Crisis – What is a Crisis?

The concept of crisis, derived from the Greek word ‘krísis’, originally means decision or turning point and was used in a medical context to describe the critical point of an illness. Today, the term is more far-reaching and refers to a phase of significant uncertainty, difficulty or instability.

A crisis represents a serious threat to the basic structures or fundamental values and norms of a system and requires urgent action. In our modern world, we encounter crises in various forms: from natural disasters and political unrest to economic and technological challenges.

The essence of a crisis lies in its ability to challenge the status quo, which in turn requires quick decisions and actions to avert or minimise potentially serious consequences. Crises are characterised by their unpredictability and often by their serious consequences. They require careful analysis and strategic planning in order to manage the resulting risks and achieve the best possible results.

Crises in companies and organisations

In the corporate context, the term ‘crisis’ takes on a specific meaning. A crisis in a company refers to a situation that has the potential to cause significant damage, be it financial, reputational or operational.

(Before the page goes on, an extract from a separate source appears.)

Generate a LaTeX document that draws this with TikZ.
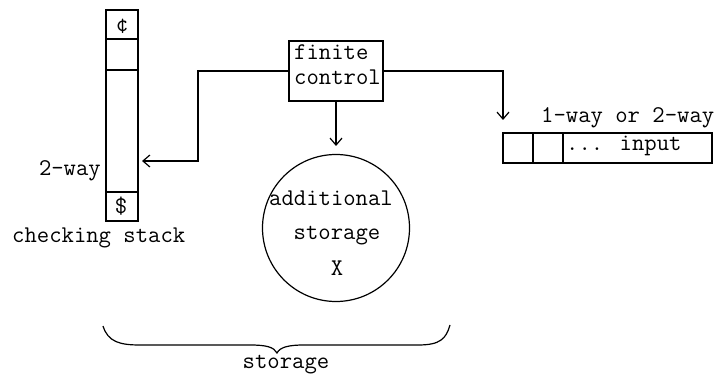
\documentclass[tikz,border=0pt]{standalone}
\usepackage{fontspec}
\usetikzlibrary{arrows.meta}
\begin{document}
\begin{tikzpicture}[x=1pt,y=-1pt,
  every node/.style={font=\ttfamily\fontsize{24}{25}\selectfont, inner sep=0pt},
  line/.style={line width=1.2pt},
  box/.style={draw, line width=1.2pt, rectangle},
  arr/.style={line width=1.2pt, -{Straight Barb[length=7pt,width=12pt,line width=1.2pt]}},
  lbl/.style={anchor=base}]
\useasboundingbox (0,0) rectangle (718,377);

% checking stack with its end markers
\node[box, minimum width=32pt, minimum height=211pt] (stack) at (122,115.5) {};
\node[box, minimum width=32pt, minimum height=29pt] (cent) at (122,24.5) {};
\node[lbl] at (122,32) {¢};
\node[box, minimum width=32pt, minimum height=29pt] (dollar) at (122,206.5) {};
\node[lbl] at (121,213) {\$};
\coordinate (s1) at (106,70);
\coordinate (s2) at (138,70);
\draw[line] (s1) -- (s2);
\node[anchor=base east] (way2) at (101,176) {2-way};
\node[anchor=base west] (cstack) at (12,242) {checking stack};

% finite control
\node[box, minimum width=94pt, minimum height=60pt] (fc) at (336,71) {};
\node[anchor=base west] (fin) at (294,60) {finite};
\node[anchor=base west] (ctl) at (294,85) {control};

% additional storage
\node[draw, circle, line width=1.2pt, minimum size=147pt] (st) at (336,228) {};
\node[lbl] (t1) at (331,206) {additional};
\node[lbl] (t2) at (337,240) {storage};
\node[lbl] (t3) at (337,275) {X};

% input tape
\node[box, minimum width=209pt, minimum height=30pt] (tape) at (607.5,148) {};
\coordinate (d1a) at (533,133);
\coordinate (d1b) at (533,163);
\coordinate (d2a) at (563,133);
\coordinate (d2b) at (563,163);
\draw[line] (d1a) -- (d1b) (d2a) -- (d2b);
\node[anchor=base west] (inp) at (566,151) {... input};
\node[anchor=base west] (way12) at (541,123) {1-way or 2-way};

% connectors
\coordinate (bl) at (198,161);
\coordinate (tipL) at (142,161);
\coordinate (tipM) at (336,146);
\coordinate (tipR) at (503,120);
\draw[arr] (fc.west) -| (bl) -- (tipL);
\draw[arr] (fc.south) -- (tipM);
\draw[arr] (fc.east) -| (tipR);

% brace under the storage
\coordinate (bra) at (103,326);
\coordinate (brm) at (277,353);
\coordinate (brb) at (450,325);
\draw[line] (bra) .. controls (108,342) and (120,345) .. (140,345) -- (250,345)
  .. controls (266,345) and (274,347) .. (brm)
  .. controls (280,347) and (289,345) .. (304,345) -- (418,345)
  .. controls (440,345) and (446,339) .. (brb);
\node[lbl] (stor) at (286,368) {storage};
\end{tikzpicture}
\end{document}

Such crises can be triggered internally, for example by management errors, fraud, technological failure or problems in the corporate culture. External triggers can be economic downturns, political conflicts, natural disasters or pandemic-related disruptions. The distinguishing feature of corporate crises is their potential to have long-term negative effects if they are not managed effectively. Managing these crises often requires quick decision-making, adaptability and strategic thinking.

Companies need to be able to recognise the signs of an impending crisis and respond accordingly. This can be done by setting up early warning systems, developing emergency plans and training staff in crisis management techniques and crisis management software. An organisation’s ability to manage a crisis can have a long-term impact on its survival and success.

Characteristics of a crisis

A crisis is characterised by several features that distinguish it from normal business challenges.

Firstly, a crisis is characterised by its urgency. It requires quick action to prevent or limit damage. Often one of the first steps is to convene the crisis team to take further action. This aspect of urgency is often associated with a high degree of uncertainty. Decision-makers often have to act quickly, even if not all the information is available or the situation is constantly changing.

Another characteristic is the high level of complexity, as crises can often affect different aspects of a company at the same time – from financial and operational to legal and reputational challenges. In addition, a crisis is often characterised by its significant potential impact. The consequences can be severe and have long-term negative effects on the company.

Last but not least, the perception of a crisis is crucial. How stakeholders – including employees, customers, investors and the public – perceive the situation can significantly influence the response to the crisis and its outcome.

These characteristics require careful and prudent handling in order to effectively manage the crisis and ensure the resilience and long-term well-being of the organisation.

Causes and types of corporate crises

Corporate crises can be triggered by a variety of factors that differ in nature and complexity. Internal factors often include management errors, ethical missteps, fraud, financial mismanagement, lack of adaptability or technological failures. These internal problems can manifest themselves in the form of financial crises that result in serious losses or liquidity problems, operational crises that affect production or service processes, or reputational crises that damage the company’s public image.

External triggers such as economic turbulence, changes in the market landscape, legal challenges, political instability or natural disasters can also lead to corporate crises. These external factors can catch companies unprepared, which emphasises the need for a robust risk management strategy. The ability to identify and mitigate risks is critical to a company’s long-term stability and success. Organisations need to cultivate a culture of risk assessment and proactive management to guard against such potential crises.

What effects can crises have on companies?

The effects of crises on companies can be far-reaching and devastating. Financial losses are often the most immediate and obvious result, but the consequences can go much deeper. A loss of reputation can cause long-term damage and undermine the confidence of customers, investors and other stakeholders.

Operational disruption can lead to supply bottlenecks, directly impacting customer satisfaction and ultimately sales. Long-term effects can also affect employee morale and commitment, which can further destabilise the company. In addition, legal consequences, such as penalties and sanctions, can increase the financial burden and further limit the company’s ability to recover.

Managing crises effectively therefore requires not only financial resources, but also strategic thinking, strong leadership and a culture that promotes resilience and adaptability. A company that survives and learns from a crisis can emerge stronger, with improved processes, stronger relationships with stakeholders and a better understanding of how to overcome future challenges.


To summarise, a crisis in the corporate context is a situation that has the potential to cause significant damage and requires immediate and effective action. The way in which a company responds to a crisis can be critical to its survival and long-term success.

Identifying potential risks, developing crisis management strategies and training employees in crisis management techniques are essential components of a robust risk management system. Organisations need to be aware of the different types of crises and understand how they can impact their operations, finances and reputation.

Effective crisis management requires a combination of proactive planning, strategic decision making and the ability to adapt quickly to changing circumstances. Ultimately, an organisation’s ability to manage and learn from crises is a sign of its resilience and adaptability.